– Да, ну и погуляли вчера… – покачал он своей большой головой, только что не перекрещиваясь. Затем пожаловался Аграфене: – А уж когда узнали, что на заграничные гастроли летим, то вообще у всех крышу сорвало.
– Хорошо, хоть я до этого торжественного момента не дотянула, раньше отрубилась, – откликнулась Груня. – Но ты тоже даешь! Такой секрет в себе держал, а потом на головы ничего не подозревающих людей вывалил, как ушат холодной воды вылил. А вдруг кто-то не может лететь? Вдруг у него какие-нибудь планы?
– Вот только от тебя я не хочу ничего подобного слышать, – поморщился режиссер. – Ты летишь по-любому.
– Почему?
– Пойдем, Груша, поговорим. – Колобов ухватил ее под локоток и повел по проходу к своему кабинету.
– Обязательно сегодня?
– Завтра вылет! – напомнил Эдуард Эрикович, заворачивая за угол и открывая кабинет. – Присаживайся! Как тут душно… – Он открыл окно и плюхнулся в кресло. – Минералки?
– Не откажусь…
– Мне историю одну рассказать тебе надо.
– Я слушаю.

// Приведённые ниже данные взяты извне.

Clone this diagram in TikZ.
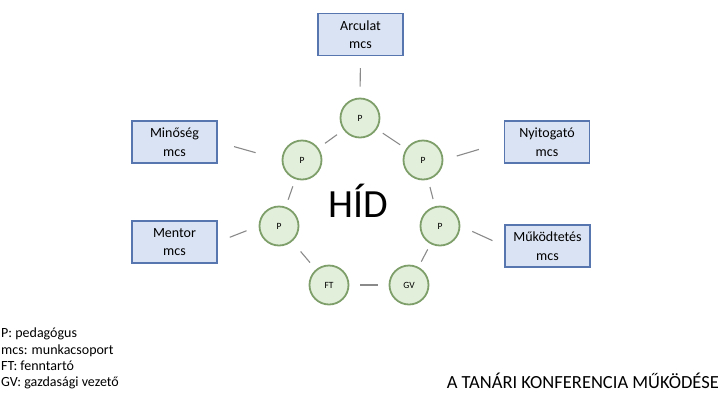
\documentclass[tikz,border=0pt]{standalone}
\usepackage{fontspec}
\setmainfont{Carlito}
\usetikzlibrary{shapes}
\definecolor{boxfill}{HTML}{DAE3F3}
\definecolor{boxline}{HTML}{5775AE}
\definecolor{pfill}{HTML}{E2EFDA}
\definecolor{pline}{HTML}{7E9E6A}
\definecolor{linkgray}{HTML}{8A8A8A}

\begin{document}
\begin{tikzpicture}[x=1pt, y=-1pt]
\tikzstyle{mcsbox}=[rectangle, draw=boxline, fill=boxfill, line width=1.4pt, minimum width=85pt, minimum height=42pt, inner sep=2pt, align=center, font=\fontsize{14}{18.5}\selectfont]
\tikzstyle{member}=[circle, draw=pline, fill=pfill, line width=1.8pt, minimum size=39pt, inner sep=0pt, font=\fontsize{9.5}{11}\selectfont]
\tikzstyle{link}=[draw=linkgray, line width=1.1pt]
\tikzstyle{legend}=[anchor=base west, inner sep=0pt, font=\fontsize{14}{16}\selectfont]

\useasboundingbox (0,0) rectangle (724,392);

% working groups
\node[mcsbox] (B0) at (360.5,34.5) {Arculat\\mcs};
\node[mcsbox] (B1) at (174.5,142) {Minőség\\mcs};
\node[mcsbox] (B2) at (547,142) {Nyitogató\\mcs};
\node[mcsbox] (B3) at (174.5,242) {Mentor\\mcs};
\node[mcsbox] (B4) at (547.5,246) {Működtetés\\mcs};

% the bridge
\node[member] (P0) at (360,118) {P};
\node[member] (P1) at (302,160) {P};
\node[member] (P2) at (423,160) {P};
\node[member] (P3) at (279,226) {P};
\node[member] (P4) at (440,226) {P};
\node[member] (FT) at (329,285) {FT};
\node[member] (GV) at (409,285) {GV};
\node[anchor=base, inner sep=0pt, font=\fontsize{40}{44}\selectfont] (HID) at (358.5,217) {HÍD};

\draw[link, shorten <=8pt, shorten >=8pt] (P0) -- (P1);
\draw[link, shorten <=7.5pt, shorten >=7.5pt] (P1) -- (P3);
\draw[link, shorten <=13pt, shorten >=9pt] (P3) -- (FT);
\draw[link, shorten <=11pt, shorten >=11pt] (FT) -- (GV);
\draw[link, shorten <=6pt, shorten >=6pt] (GV) -- (P4);
\draw[link, shorten <=7.5pt, shorten >=7.5pt] (P4) -- (P2);
\draw[link, shorten <=7pt, shorten >=7pt] (P2) -- (P0);

\draw[link, shorten <=12pt, shorten >=11pt] (B0.south) -- (P0.north);
\draw[link, shorten <=17pt, shorten >=27pt] (B1.east) -- (P1.west);
\draw[link, shorten <=26pt, shorten >=14pt] (B2.west) -- (P2.east);
\draw[link, shorten <=13pt, shorten >=13pt] (B3.east) -- (P3.west);
\draw[link, shorten <=13pt, shorten >=13pt] (B4.west) -- (P4.east);

% legend and title
\node[legend] (L0) at (1,337) {P: pedagógus};
\node[legend] (L1) at (1,354) {mcs: munkacsoport};
\node[legend] (L2) at (1,370) {FT: fenntartó};
\node[legend] (L3) at (1,386) {GV: gazdasági vezető};
\node[anchor=base east, inner sep=0pt, font=\fontsize{18.5}{22}\selectfont] (T) at (719,388) {A TANÁRI KONFERENCIA MŰKÖDÉSE};
\end{tikzpicture}
\end{document}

Только не долго, пожалуйста.
Колобов наполнил два стакана, поудобнее устроился в кресле и закурил. Груше это не понравилось, поскольку такое начало могло означать, что рассказ может оказаться длинным, а ей этого совсем не хотелось в данный момент.
– Нашел меня не так давно один приятель, Марк Тарасов. Мы с ним вместе учились, черт знает когда, на режиссерском факультете. Очень интересный, кстати, парень был, многообещающий, не то что я, – усмехнулся режиссер и выпустил в потолок струю дыма.

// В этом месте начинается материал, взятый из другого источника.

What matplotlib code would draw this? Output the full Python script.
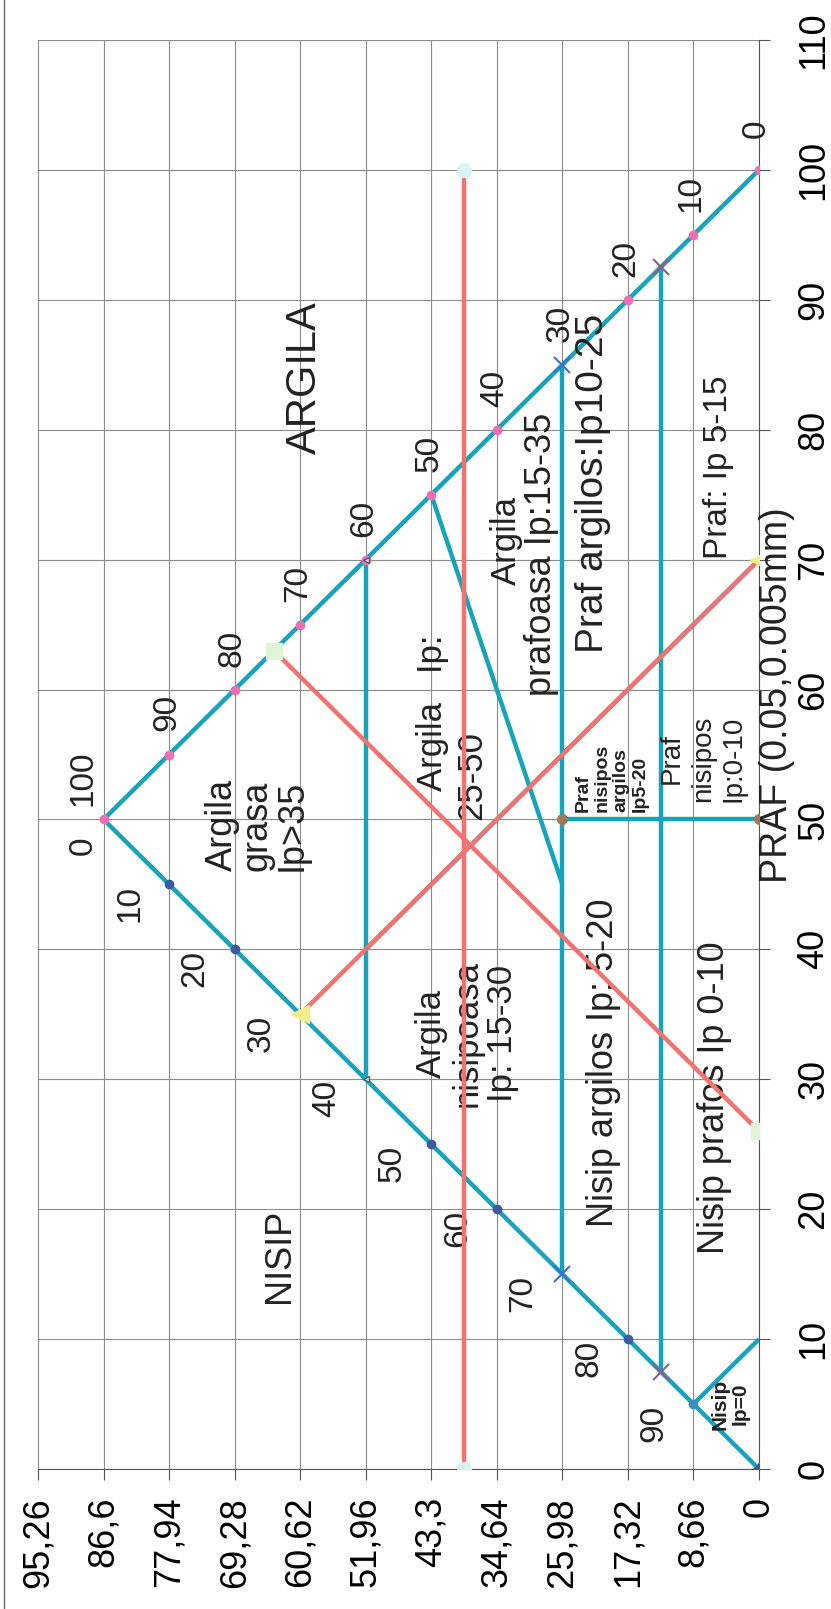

Груня медленно пила холодную воду, чтобы хоть как-то унять тошноту, а от монотонного голоса Эдуарда ее стало клонить ко сну. Кроме того, болели и ныли затекшие от неудобного лежания конечности.

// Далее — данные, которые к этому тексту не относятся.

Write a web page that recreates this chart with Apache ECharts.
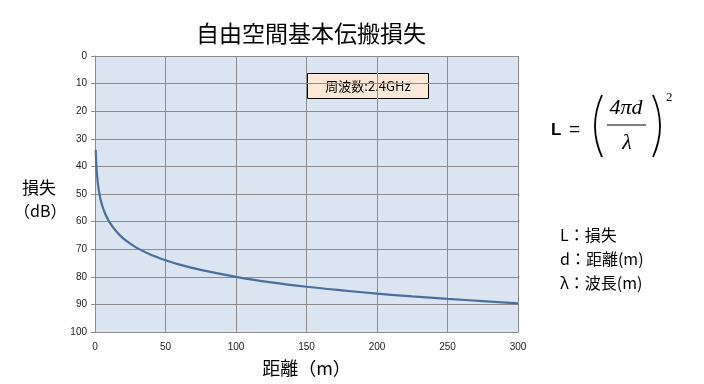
<!DOCTYPE html>
<html><head><meta charset="utf-8">
<script src="https://cdn.jsdelivr.net/npm/echarts@6/dist/echarts.min.js"></script>
<style>html,body{margin:0;padding:0;background:#fff}#c{width:704px;height:384px}</style>
</head><body><div id="c"></div>
<script>
var distance = [0.5, 1, 2, 3, 4, 5, 7, 10, 15, 20, 25, 30, 40, 50, 60, 75, 100, 125, 150, 175, 200, 225, 250, 275, 300];
var loss =     [34.0, 40.0, 46.1, 49.6, 52.1, 54.0, 56.9, 60.0, 63.5, 66.1, 68.0, 69.6, 72.1, 74.0, 75.6, 77.5, 80.0, 82.0, 83.6, 84.9, 86.1, 87.1, 88.0, 88.8, 89.6];
var xTicks = [0, 50, 100, 150, 200, 250, 300];
var yTicks = [0, 10, 20, 30, 40, 50, 60, 70, 80, 90, 100];
var titleText = '自由空間基本伝搬損失';
var noteText = '周波数:2.4GHz';
var legendLines = ['L：損失', 'd：距離(m)', 'λ：波長(m)'];

var jp = '"Noto Sans CJK JP", sans-serif';
var chart = echarts.init(document.getElementById('c'));
var pts = distance.map(function(d, i){ return [d, loss[i]]; });
chart.setOption({
  animation: false,
  title: { text: titleText, left: 306, top: 17, textAlign: 'center',
    textStyle: { fontFamily: jp, fontSize: 23, fontWeight: 'normal', color: '#000' } },
  grid: { left: 95, right: 186, top: 56, bottom: 52, show: true, backgroundColor: '#dbe5f1', borderWidth: 0 },
  xAxis: { type: 'value', min: xTicks[0], max: xTicks[xTicks.length-1], interval: 50,
    name: '距離（m）', nameLocation: 'middle', nameGap: 27,
    nameTextStyle: { fontFamily: jp, fontSize: 18, color: '#000' },
    axisLine: { show: true, onZero: false, lineStyle: { color: '#8c8c8c' } },
    axisTick: { show: false },
    axisLabel: { fontFamily: 'Liberation Sans, sans-serif', fontSize: 10, color: '#222', margin: 10 },
    splitLine: { show: true, lineStyle: { color: '#8c8c8c', width: 1 } } },
  yAxis: { type: 'value', inverse: true, min: yTicks[0], max: yTicks[yTicks.length-1], interval: 10,
    axisLine: { show: true, onZero: false, lineStyle: { color: '#8c8c8c' } },
    axisTick: { show: true, length: 4, inside: false, lineStyle: { color: '#8c8c8c' } },
    axisLabel: { fontFamily: 'Liberation Sans, sans-serif', fontSize: 10, color: '#222', margin: 8 },
    splitLine: { show: true, lineStyle: { color: '#8c8c8c', width: 1 } } },
  series: [{ type: 'line', data: pts, smooth: 0.3, showSymbol: false,
    lineStyle: { color: '#4a6f9e', width: 2.2 } }],
  graphic: [
    { type: 'text', left: 22, top: 179, style: { text: '損失', fontFamily: jp, fontSize: 17, fill: '#000' } },
    { type: 'text', left: 14, top: 203, style: { text: '（dB）', fontFamily: jp, fontSize: 16, fill: '#000' } },
    { type: 'group', left: 307, top: 73, children: [
      { type: 'rect', shape: { x: 0, y: 0, width: 121, height: 25 }, style: { fill: '#fde9d9', stroke: '#000', lineWidth: 1 } },
      { type: 'text', x: 60.5, y: 12.5, style: { text: noteText, fontFamily: jp, fontSize: 13, fill: '#000', textAlign: 'center', textVerticalAlign: 'middle' } }
    ]},
    // formula
    { type: 'text', x: 551, y: 130, style: { text: 'L', fontFamily: 'Liberation Sans, sans-serif', fontWeight: 'bold', fontSize: 17, fill: '#000', textVerticalAlign: 'middle' } },
    { type: 'text', x: 569, y: 130, style: { text: '=', fontFamily: 'Liberation Sans, sans-serif', fontSize: 19, fill: '#000', textVerticalAlign: 'middle' } },
    { type: 'bezierCurve', shape: { x1: 602, y1: 95, cpx1: 588, cpy1: 126, x2: 602, y2: 157 }, style: { stroke: '#000', lineWidth: 1.8, fill: null } },
    { type: 'bezierCurve', shape: { x1: 653, y1: 95, cpx1: 667, cpy1: 126, x2: 653, y2: 157 }, style: { stroke: '#000', lineWidth: 1.8, fill: null } },
    { type: 'text', x: 626, y: 108, style: { text: '4πd', fontFamily: 'Liberation Serif, serif', fontStyle: 'italic', fontSize: 22, fill: '#000', textAlign: 'center', textVerticalAlign: 'middle' } },
    { type: 'line', shape: { x1: 607, y1: 125, x2: 646, y2: 125 }, style: { stroke: '#000', lineWidth: 1 } },
    { type: 'text', x: 627, y: 143, style: { text: 'λ', fontFamily: 'Liberation Serif, serif', fontStyle: 'italic', fontSize: 22, fill: '#000', textAlign: 'center', textVerticalAlign: 'middle' } },
    { type: 'text', x: 666, y: 98, style: { text: '2', fontFamily: 'Liberation Serif, serif', fontSize: 13, fill: '#000', textVerticalAlign: 'middle' } },
    { type: 'text', x: 560, y: 235, style: { text: legendLines[0], fontFamily: jp, fontSize: 16, fill: '#000', textVerticalAlign: 'middle' } },
    { type: 'text', x: 560, y: 259, style: { text: legendLines[1], fontFamily: jp, fontSize: 16, fill: '#000', textVerticalAlign: 'middle' } },
    { type: 'text', x: 560, y: 283, style: { text: legendLines[2], fontFamily: jp, fontSize: 16, fill: '#000', textVerticalAlign: 'middle' } }
  ]
});
</script></body></html>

– Мы студентами еще полетели неожиданно за границу, и не куда-нибудь, а во Францию. Тогда это было немыслимо даже представить себе, но вот попали мы под какую-то показательную программу развития творческой интеллигенции. Мы были юны, полны планов, самонадеянны и вот попали в Париж. Тут все и началось – у нас просто сорвало крышу от прелестей жизни «загнивающей буржуазии». А закончилось не так захватывающе – Марк попросил там убежища, и нас всех быстренько угнали на родину и больше уже не отправляли в подобные поездки. Тогда мы были страшно злы на Марка, но с возрастом поняли: это был его выбор, и он его сделал. Конечно, не подумал о том, что нас потом затаскают по соответствующим органам… А может, считал, что нас не тронут или что прессинг будет не таким уж сильным. Да что говорить! Может, совсем ни о чем не думал! Я не видел его почти тридцать лет. Целая жизнь прошла, я ничего не слышал о Марке, и вдруг он объявился. Я, честно говоря, даже не узнал его. Заходит какой-то дряхлый, болезненного вида человек… А ведь мы с ним ровесники. В общем, я очень удивился. Мы с ним тогда долго сидели, разговаривали. Оказывается, все это время жил он в Европе, на родину решился приехать только сейчас. Ничто его здесь не впечатлило, и Марк с удовольствием собирался уехать домой, в Венгрию, где в данный момент обосновался. Тарасов стал очень богатым, дважды был женат… Если честно, я так до конца и не понял, чем конкретно он занимается по жизни, но в том, что как-то связан с творчеством, уверен. Например, Марк открыл в Венгрии театр для русских, маленький, но посещаемый бывшими выходцами из Союза. Видимо, бывших наших все-таки мучает тоска, если не по родине, то хотя бы по русскому театру. Вот он-то и пригласил нас к себе на месяцок погостить и дать пару спектаклей.
– Интересно, – не удержалась от реплики Аграфена.
– Что?
– То есть ты хочешь сказать, что нас не какой-то театральный фонд, не государство пригласило, а частное лицо?